There you go, what Oracle's competitors, i.e. enemies, think. In case you were wondering.

Not a bad day for authors' birthdays today, you have 1942's John Irving, who wrote one pretty funny novel, The World According To Garp, and of the truly great American novels of the 20th century, A Prayer For Owen Meany, as well as some uninspired product and absolute avert-your-eyes tommyrot -- it can be safely said that no American post-World War II novelist has published both classics and dreck across a wider gulf.

There's also 1931's Tom Wolfe, the greatest reporter of the second half of the 20th century, responsible for such great nonfiction work as The Right Stuff and The Electric Kool-Aid Acid Test as well as pretty much the entire idea of reporting in the conversational, fiction style adopted by innumerable "New Journalists" from Hunter S. Thompson, Terry Southern and Gay Talese to hordes of less talented imitators.

You may or may not have read a book by either of today's birthday boys. But today's also the day we celebrate the 1904 birthday of somebody whose books First Coffee will bet his laptop you have read -- Theodore Geisel, a.k.a. Dr. Seuss.

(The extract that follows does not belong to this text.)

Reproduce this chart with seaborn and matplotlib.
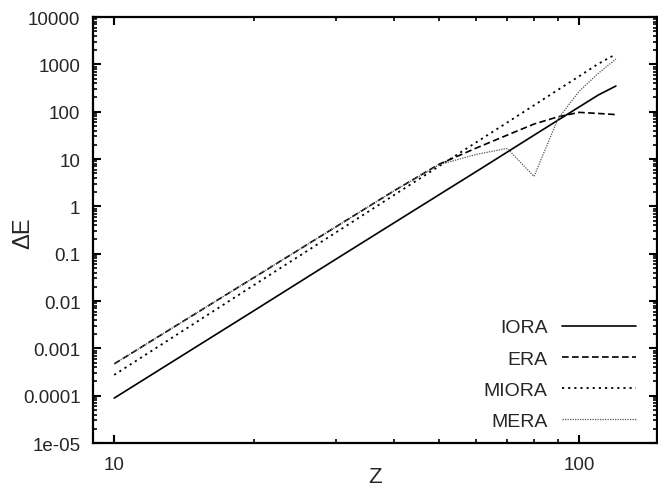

Or had read to you, as the case may be.

Skytide, a vendor of analytical CRM products, has announced that it has been selected to receive a CRM WizKids Award from Beagle Research Group, LLC for what Skytide officials term "innovative business intelligence application deployed at Netli," a vendor of web application acceleration and content delivery services.

The CRM WizKids notes emerging companies with products and ideas for the front office market.

The Skytide Analytical Platform is a BI software tool that links traditional and non-traditional data sources to "uncover the hidden details" behind a company's business metrics. Because it operates on data where it resides -- without a data warehouse or any ETL required -- companies can analyze large data volumes" in near real-time," Skytide officials say.

The product can understand complex data from "virtually any source, including semi-structured data such as log files, XML, and HTML," according to Skytide officials, who add that since Skytide uses XML to tie together different pieces of the BI stack into a small-footprint, virtual technology stack, customers get "reduced cost, complexity and time-to-implement."

Netli implemented the Skytide Analytical Platform to provide its customers with visibility into system performance, while giving its internal operations team insight into network performance, the ability to perform customer value analysis and pinpoint problems.

Denis Pombriant of Beagle Research said Skytide makes a robust BI product "a reality for companies that previously considered themselves too small or without sufficient resources to ever afford" one.

Application areas for Skytide technology include contact centers, risk and security management, compliance, and other areas of business that generate significant volumes of mission-critical unstructured and semi-structured data.

Skytide partners include IBM, Sun Microsystems and Inxight. Based in San Mateo, Skytide is a privately held company funded by Granite Ventures and El Dorado Ventures.